In a reversal of her previous decision Flagler School Board member Cheryl Massaro will not run for a second term in office. She withdrew her candidacy on Tuesday and confirmed in a phone interview that she’d be stepping down after this year’s election. Her seat currently has two candidates filed to run.
Massaro was first elected in 2020, defeating incumbent Board member Maria Barbosa to win a four-year term in office. She served as Board Chair from late 2022 to late 2023, succeeding the outgoing Trevor Tucker and preceding current Chair Will Furry. Once Massaro was considered part of an informal progressive majority on the Board, alongside members Colleen Conklin and Sally Hunt. She’s proven to be a moderate member who accepts periodical confrontation, but who isn’t overtly partisan. It’s harder to draw any sort of political majority on the Board now, especially as other members have taken bold stances to assert their individualism.
The reason for Massaro’s withdrawal is the decision of another candidate, Lauren Ramirez, to enter. Massaro has maintained that she’d run if there were no candidates she saw as suitable, but bow out if there were. Ramirez owns Salus Medical Training and is involved with Belle Terre Elementary School’s parent-teacher organization. She launched her first political campaign by filing this week to run for Massaro’s seat.
“I think Lauren would be a good asset for District 5,” Massaro said Tuesday. “She’s had some educational background which could be beneficial, and she’s got a lot of enthusiasm. So I think she would be a good fit for that seat.”
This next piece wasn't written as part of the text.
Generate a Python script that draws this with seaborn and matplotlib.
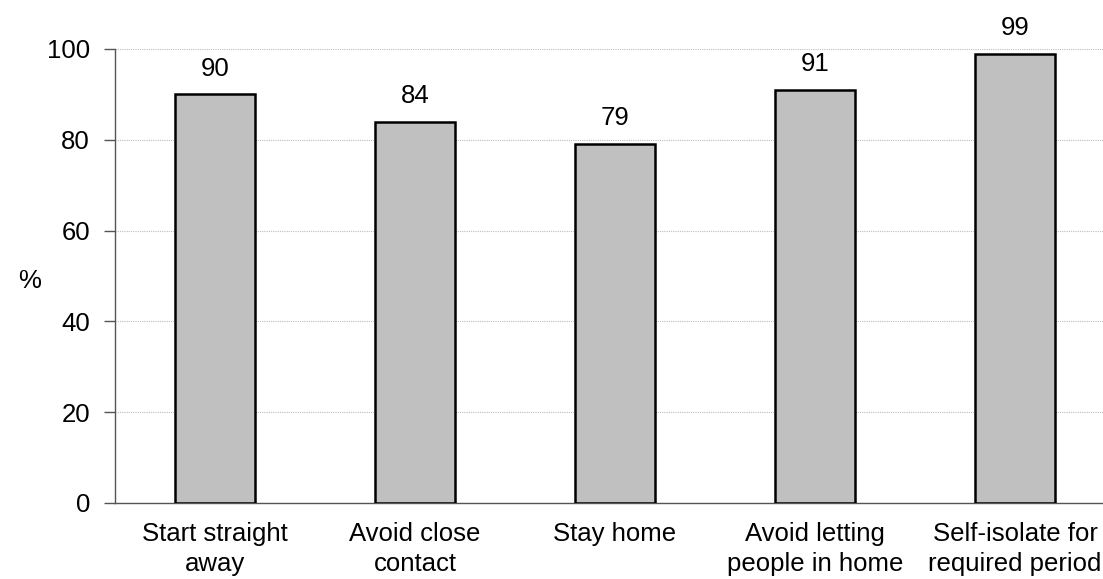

The other candidate, Vincent Sullivan, is an attorney with Chiumento Law. He entered the race in February. Though Massaro stopped short of announcing an impending endorsement, she raised objections with Sullivan’s candidacy. “My biggest concern is a conflict of interest,” she said. “I don’t know him, I don’t know if he’s a good guy or a bad guy […] Even though he’s not necessarily the attorney of record, it doesn’t mean that he would not be providing information in the background to a number of lawsuits that actually come from the Chiumento organization against the school district.”
Ramirez and Sullivan are set to face off in this year’s August primary election ballot, at which the winner will assume their in November. If a third candidate enters, the winner will have to earn over 50% of the vote to avoid a runoff election with the runner-up candidate.
“I’d like to do a little bit of real retirement,” continued Massaro, who turns 71 this year. “It takes a lot of time and a lot of commitment to do this job right. And it’s not a job you can do half-assed.”